# [Your goal]
Leave out every picture, and retype exactly the lines from the line with "Emit a Python" through the line with "log_dose = [0, 1, 2, 3, 3.5]", both ends included.

# [Listing]
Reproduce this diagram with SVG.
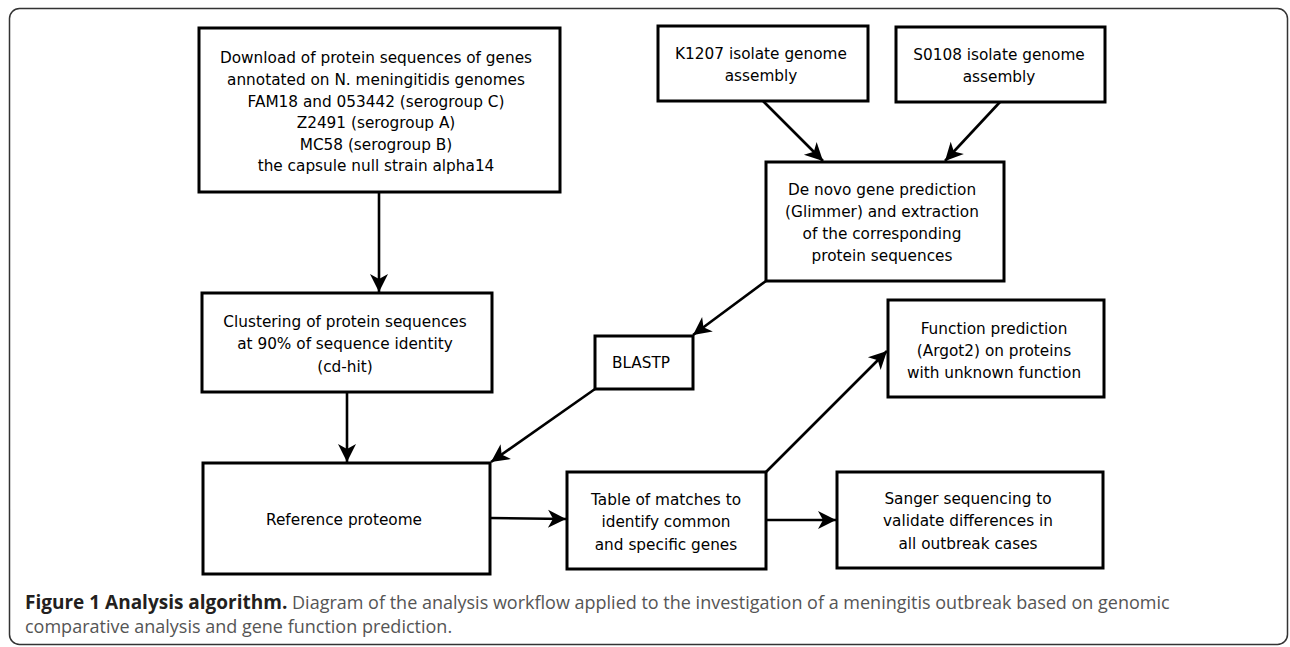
<svg xmlns="http://www.w3.org/2000/svg" width="1290" height="647" viewBox="0 0 1290 647">
<style>
.box{fill:#fff;stroke:#000;stroke-width:3}
.t{font-family:"DejaVu Sans",Verdana,sans-serif;font-size:15.3px;fill:#000;text-anchor:middle}
.c{stroke:#000;stroke-width:2.6;fill:none;marker-end:url(#ah)}
.cap{font-family:"Open Sans","Liberation Sans",sans-serif;font-size:18px;fill:#555}
.capb{font-weight:bold;font-size:19px;fill:#231f20}
</style>
<defs>
<marker id="ah" markerUnits="userSpaceOnUse" markerWidth="21" markerHeight="21" viewBox="-20 -10.5 21 21" refX="0" refY="0" orient="auto">
<path d="M0,0 L-18,-9 L-13,0 L-18,9 Z" fill="#000"/>
</marker>
</defs>
<rect x="9.5" y="8.5" width="1278" height="636" rx="10" fill="#fff" stroke="#333" stroke-width="1.5"/>
<g id="connectors">
<line class="c" x1="379" y1="192" x2="379" y2="292"/>
<line class="c" x1="347" y1="392" x2="347" y2="462"/>
<line class="c" x1="763" y1="101" x2="823" y2="161"/>
<line class="c" x1="1000" y1="102" x2="945" y2="161"/>
<line class="c" x1="766" y1="281" x2="693" y2="335"/>
<line class="c" x1="595" y1="389" x2="491" y2="462"/>
<line class="c" x1="490" y1="518" x2="566" y2="519"/>
<line class="c" x1="766" y1="472" x2="887" y2="351"/>
<line class="c" x1="766" y1="520" x2="836" y2="520"/>
</g>
<g id="download">
<rect class="box" x="199" y="28" width="361" height="164"/>
<text class="t" x="376" y="63">Download of protein sequences of genes</text>
<text class="t" x="376" y="85">annotated on N. meningitidis genomes</text>
<text class="t" x="376" y="107">FAM18 and 053442 (serogroup C)</text>
<text class="t" x="376" y="128">Z2491 (serogroup A)</text>
<text class="t" x="376" y="150">MC58 (serogroup B)</text>
<text class="t" x="376" y="171">the capsule null strain alpha14</text>
</g>
<g id="clustering">
<rect class="box" x="202" y="293" width="290" height="99"/>
<text class="t" x="345" y="327">Clustering of protein sequences</text>
<text class="t" x="345" y="349">at 90% of sequence identity</text>
<text class="t" x="345" y="372">(cd-hit)</text>
</g>
<g id="reference">
<rect class="box" x="203" y="463" width="287" height="111"/>
<text class="t" x="344" y="525">Reference proteome</text>
</g>
<g id="k1207">
<rect class="box" x="658" y="26" width="210" height="75"/>
<text class="t" x="761" y="59">K1207 isolate genome</text>
<text class="t" x="761" y="81">assembly</text>
</g>
<g id="s0108">
<rect class="box" x="896" y="27" width="209" height="75"/>
<text class="t" x="999" y="60">S0108 isolate genome</text>
<text class="t" x="999" y="82">assembly</text>
</g>
<g id="denovo">
<rect class="box" x="766" y="162" width="238" height="119"/>
<text class="t" x="882" y="195">De novo gene prediction</text>
<text class="t" x="882" y="217">(Glimmer) and extraction</text>
<text class="t" x="882" y="239">of the corresponding</text>
<text class="t" x="882" y="261">protein sequences</text>
</g>
<g id="blastp">
<rect class="box" x="595" y="336" width="98" height="53"/>
<text class="t" x="641" y="368">BLASTP</text>
</g>
<g id="function">
<rect class="box" x="888" y="300" width="216" height="97"/>
<text class="t" x="994" y="334">Function prediction</text>
<text class="t" x="994" y="356">(Argot2) on proteins</text>
<text class="t" x="994" y="378">with unknown function</text>
</g>
<g id="table">
<rect class="box" x="567" y="472" width="199" height="97"/>
<text class="t" x="666" y="505">Table of matches to</text>
<text class="t" x="666" y="527">identify common</text>
<text class="t" x="666" y="550">and specific genes</text>
</g>
<g id="sanger">
<rect class="box" x="837" y="472" width="266" height="96"/>
<text class="t" x="968" y="504">Sanger sequencing to</text>
<text class="t" x="968" y="526">validate differences in</text>
<text class="t" x="968" y="549">all outbreak cases</text>
</g>
<g id="caption">
<text class="cap" x="25" y="609"><tspan class="capb">Figure 1 Analysis algorithm.</tspan> Diagram of the analysis workflow applied to the investigation of a meningitis outbreak based on genomic</text>
<text class="cap" x="25" y="633">comparative analysis and gene function prediction.</text>
</g>
</svg>
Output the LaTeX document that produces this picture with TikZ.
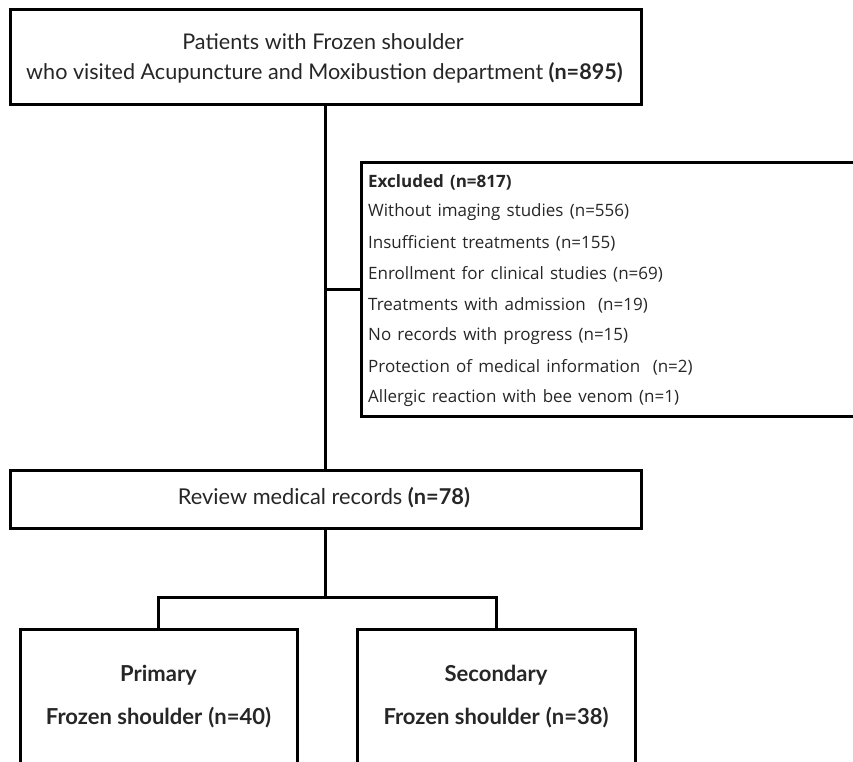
\documentclass[tikz,border=0pt]{standalone}
\usepackage{fontspec}
\setmainfont{Lato}
\newfontfamily\listfont[WordSpace={1.4}]{Open Sans}
\begin{document}
\begin{tikzpicture}[x=1pt,y=-1pt,
  box/.style={draw=black,line width=3pt,inner sep=0pt},
  conn/.style={draw=black,line width=3pt},
  txt/.style={inner sep=0pt,text=black!85}]
\useasboundingbox (0,0) rectangle (853,762);
\clip (0,0) rectangle (853,762);
% boxes
\node[box,minimum width=631pt,minimum height=95pt] (top) at (325.5,57.5) {};
\node[box,minimum width=520pt,minimum height=254pt,anchor=north west] (excl) at (360,161) {};
\node[box,minimum width=631pt,minimum height=58pt] (review) at (325.5,499.5) {};
\node[box,minimum width=277pt,minimum height=160pt,anchor=north] (prim) at (158.5,628) {};
\node[box,minimum width=278pt,minimum height=160pt,anchor=north] (sec) at (496,628) {};
% texts
\node[txt,font=\fontsize{21.6}{22}\selectfont] (t1) at (323,42) {Patients with Frozen shoulder};
\node[txt,font=\fontsize{21.6}{22}\selectfont] (t2) at (324.5,73) {who visited Acupuncture and Moxibustion department \textbf{(n=895)}};
\node[txt,font=\fontsize{21.8}{22}\selectfont] (t3) at (324,498) {Review medical records \textbf{(n=78)}};
\node[txt,font=\fontsize{22}{22}\selectfont\bfseries] (p1) at (158.5,675) {Primary};
\node[txt,font=\fontsize{22}{22}\selectfont\bfseries] (p2) at (158.5,718) {Frozen shoulder\hspace{6pt}(n=40)};
\node[txt,font=\fontsize{22}{22}\selectfont\bfseries] (s1) at (496,675) {Secondary};
\node[txt,font=\fontsize{22}{22}\selectfont\bfseries] (s2) at (496,718) {Frozen shoulder\hspace{6pt}(n=38)};
\begin{scope}[every node/.style={txt,anchor=west,font=\listfont\fontsize{17}{17}\selectfont}]
\node (e0) at (368,182) {\textbf{Excluded (n=817)}};
\node (e1) at (368,212) {Without imaging studies (n=556)};
\node (e2) at (368,243) {Insufficient treatments (n=155)};
\node (e3) at (368,274) {Enrollment for clinical studies (n=69)};
\node (e4) at (368,305) {Treatments with admission\ \ (n=19)};
\node (e5) at (368,336) {No records with progress (n=15)};
\node (e6) at (368,367) {Protection of medical information\ \ (n=2)};
\node (e7) at (368,398) {Allergic reaction with bee venom (n=1)};
\end{scope}
% connectors
\draw[conn] (top.south) -- (review.north);
\coordinate (ej) at (top.south |- excl.west);
\draw[conn] (ej) -- (excl.west);
\coordinate (split) at (review.south |- 0,597);
\draw[conn] (review.south) -- (split);
\draw[conn] (prim.north) |- (split) -| (sec.north);
\end{tikzpicture}
\end{document}
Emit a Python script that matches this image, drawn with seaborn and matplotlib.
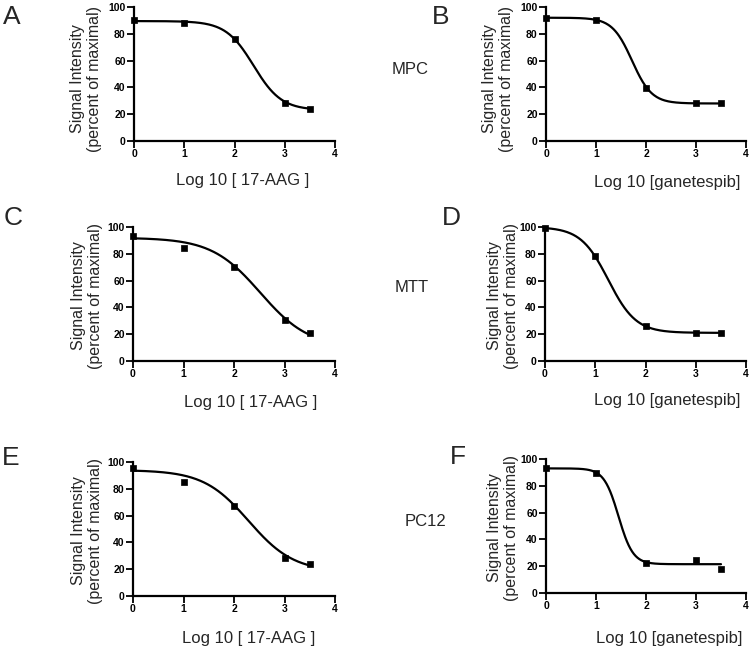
#!/usr/bin/env python3
"""
Dose-response curves for 17-AAG and ganetespib in MPC, MTT and PC12 assays.
"""

import matplotlib

matplotlib.use("Agg")
import matplotlib.pyplot as plt
import numpy as np
import seaborn as sns

W, H = 753, 648

log_dose = [0, 1, 2, 3, 3.5]

aag_mpc = [90, 88, 76, 28.5, 24]
gan_mpc = [92, 90.5, 39.5, 28.5, 28]
aag_mtt = [93.5, 84.5, 70.5, 30.5, 21]
gan_mtt = [99, 78, 26, 21, 21]
aag_pc12 = [95.5, 85, 67, 28.5, 24]
gan_pc12 = [93, 89.5, 22.5, 24.5, 18]

# 4PL fit parameters: top, bottom, logIC50, hill slope
fit_aag_mpc = (89.5, 23, 2.38, 1.57)
fit_gan_mpc = (92, 28, 1.72, 2.2)
fit_aag_mtt = (92, 10, 2.52, 0.9)
fit_gan_mtt = (100, 21, 1.26, 1.58)
fit_aag_pc12 = (94, 18, 2.29, 0.97)
fit_gan_pc12 = (93, 21.5, 1.45, 3.0)

xlabel_aag = "Log 10 [ 17-AAG ]"
xlabel_gan = "Log 10 [ganetespib]"
ylabel = "Signal Intensity\n(percent of maximal)"

# letter, values, fit, xlabel, axes box (left, right, top, bottom px),
# letter pos, ylabel pos, xlabel pos
panels = [
    ("A", aag_mpc, fit_aag_mpc, xlabel_aag, (134, 335, 7, 141), (12, 17), (86, 79), (243, 180)),
    ("B", gan_mpc, fit_gan_mpc, xlabel_gan, (546, 746, 7, 141), (441, 17), (498, 79), (667, 183)),
    ("C", aag_mtt, fit_aag_mtt, xlabel_aag, (133, 335, 227, 361), (13, 218), (87, 296), (251, 403)),
    ("D", gan_mtt, fit_gan_mtt, xlabel_gan, (545, 746, 227, 361), (451, 218), (503, 296), (667, 400)),
    ("E", aag_pc12, fit_aag_pc12, xlabel_aag, (133, 335, 462, 596), (11, 458), (87, 531), (249, 638)),
    ("F", gan_pc12, fit_gan_pc12, xlabel_gan, (546, 746, 459, 593), (458, 457), (503, 528), (669, 638)),
]

row_labels = [("MPC", (410, 69)), ("MTT", (412, 287)), ("PC12", (425, 522))]


def fx(px):
    return px / W


def fy(py):
    return 1 - py / H


def four_pl(x, top, bottom, logic50, hill):
    return bottom + (top - bottom) / (1 + 10 ** ((x - logic50) * hill))


def main() -> None:
    sns.set_theme(style="ticks")
    plt.rcParams["font.family"] = ["Liberation Sans", "DejaVu Sans"]

    fig = plt.figure(figsize=(W / 100, H / 100), dpi=100)

    for letter, vals, fit, xlab, box, lpos, ylpos, xlpos in panels:
        left, right, top, bottom = box
        ax = fig.add_axes([fx(left), fy(bottom), (right - left) / W, (bottom - top) / H])

        xs = np.linspace(0, 3.5, 200)
        sns.lineplot(x=xs, y=four_pl(xs, *fit), ax=ax, color="black", linewidth=1.6)
        sns.scatterplot(
            x=log_dose,
            y=vals,
            ax=ax,
            marker="s",
            s=24,
            color="black",
            edgecolor="black",
            linewidth=0.5,
            clip_on=False,
            zorder=3,
        )

        ax.set_xlim(0, 4)
        ax.set_ylim(0, 100)
        ax.set_xticks([0, 1, 2, 3, 4])
        ax.set_yticks([0, 20, 40, 60, 80, 100])
        ax.set_xlabel("")
        ax.set_ylabel("")
        sns.despine(ax=ax)
        for side in ("left", "bottom"):
            ax.spines[side].set_linewidth(1.6)
            ax.spines[side].set_color("black")
        ax.tick_params(direction="out", length=5, width=1.3, labelsize=7.5, pad=1,
                       colors="black")
        plt.setp(ax.get_xticklabels() + ax.get_yticklabels(), fontweight="bold")

        fig.text(fx(lpos[0]), fy(lpos[1]), letter, fontsize=19, ha="center", va="center")
        fig.text(fx(ylpos[0]), fy(ylpos[1]), ylabel, fontsize=11.5, rotation=90,
                 ha="center", va="center", multialignment="center", linespacing=1.2)
        fig.text(fx(xlpos[0]), fy(xlpos[1]), xlab, fontsize=12, ha="center", va="center")

    for text, (px, py) in row_labels:
        fig.text(fx(px), fy(py), text, fontsize=12, ha="center", va="center")

    fig.savefig("out.png", dpi=100)


if __name__ == "__main__":
    main()
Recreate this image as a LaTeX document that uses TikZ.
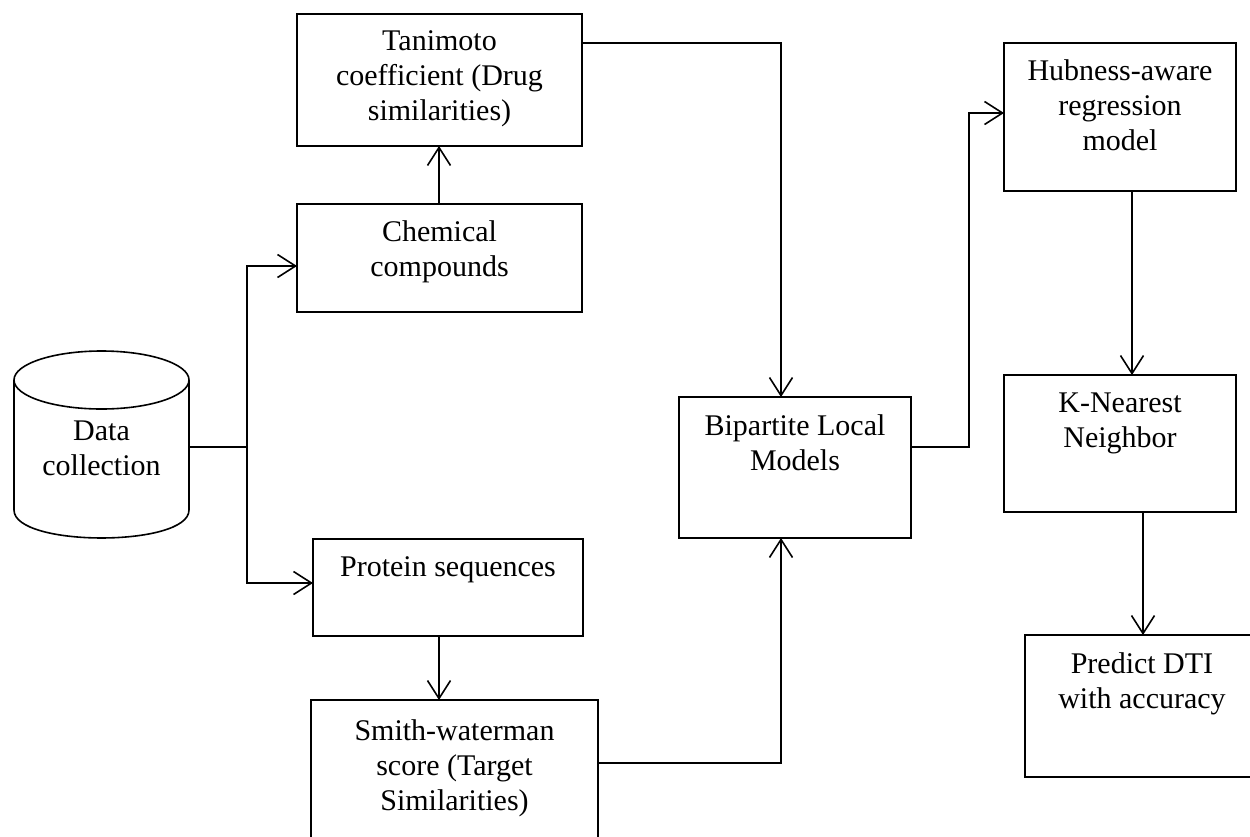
\documentclass[tikz,border=0pt]{standalone}
\usepackage{fontspec}
\setmainfont{Liberation Serif}
\usetikzlibrary{arrows.meta,calc}
\tikzset{
  box/.style={draw, line width=1.6pt, rectangle, inner sep=0pt, outer sep=0pt},
  txt/.style={align=center, inner sep=0pt, outer sep=0pt, anchor=north,
              font=\fontsize{30}{35}\selectfont},
  conn/.style={line width=1.6pt},
  arr/.style={line width=1.6pt, -{Straight Barb[length=18pt,width=23pt,line width=1.6pt]}}
}
\begin{document}
\begin{tikzpicture}[x=1pt,y=-1pt]
\clip (0,0) rectangle (1250,836);
\fill[white] (0,0) rectangle (1250,836);
% boxes
\node[box, minimum width=285pt, minimum height=132pt] (tan) at (439.5,80) {};
\node[box, minimum width=285pt, minimum height=108pt] (chem) at (439.5,258) {};
\node[box, minimum width=270pt, minimum height=97pt] (prot) at (448,587.5) {};
\node[box, minimum width=287pt, minimum height=180pt] (smith) at (454.5,790) {};
\node[box, minimum width=232pt, minimum height=141pt] (bip) at (795,467.5) {};
\node[box, minimum width=232pt, minimum height=148pt] (hub) at (1120,117) {};
\node[box, minimum width=232pt, minimum height=137pt] (knn) at (1120,443.5) {};
\node[box, minimum width=234pt, minimum height=142pt] (pred) at (1142,706) {};
% cylinder
\node[inner sep=0pt, outer sep=0pt, minimum width=175pt, minimum height=187pt] (data) at (101.5,444.5) {};
\draw[conn] (14,380) -- (14,510) .. controls (14,547.3) and (189,547.3) .. (189,510) -- (189,380);
\draw[conn] (101.5,380) ellipse [x radius=87.5pt, y radius=29pt];
% texts
\node[txt] (tant) at ($(tan.north)+(0,17)$) {Tanimoto\\coefficient (Drug\\similarities)};
\node[txt] (chemt) at ($(chem.north)+(0,17)$) {Chemical\\compounds};
\node[txt] (prott) at ($(prot.north)+(0,18)$) {Protein sequences};
\node[txt] (smitht) at ($(smith.north)+(0,20)$) {Smith-waterman\\score (Target\\Similarities)};
\node[txt] (bipt) at ($(bip.north)+(0,18)$) {Bipartite Local\\Models};
\node[txt] (hubt) at ($(hub.north)+(0,17)$) {Hubness-aware\\regression\\model};
\node[txt] (knnt) at ($(knn.north)+(0,18)$) {K-Nearest\\Neighbor};
\node[txt] (predt) at ($(pred.north)+(0,18)$) {Predict DTI\\with accuracy};
\node[txt] (datat) at (101.5,421) {Data\\collection};
% connectors
\coordinate (j) at (247,447);
\draw[conn] (data.east |- j) -- (j);
\draw[arr] (j) |- (chem.west |- 0,266);
\draw[arr] (j) |- (prot.west |- 0,583);
\draw[arr] (chem.north -| 439,0) -- (tan.south -| 439,0);
\draw[arr] (prot.south -| 439,0) -- (smith.north -| 439,0);
\draw[arr] (tan.east |- 0,43) -| (bip.north -| 781,0);
\draw[arr] (smith.east |- 0,763) -| (bip.south -| 781,0);
\draw[arr] (bip.east |- 0,447) -- (969,447) |- (hub.west |- 0,113);
\draw[arr] (hub.south -| 1132,0) -- (knn.north -| 1132,0);
\draw[arr] (knn.south -| 1143,0) -- (pred.north -| 1143,0);
\end{tikzpicture}
\end{document}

# [Exercise answer]
Emit a Python script that matches this image, drawn with seaborn and matplotlib.
#!/usr/bin/env python3
"""
Dose-response curves for 17-AAG and ganetespib in MPC, MTT and PC12 assays.
"""

import matplotlib

matplotlib.use("Agg")
import matplotlib.pyplot as plt
import numpy as np
import seaborn as sns

W, H = 753, 648

log_dose = [0, 1, 2, 3, 3.5]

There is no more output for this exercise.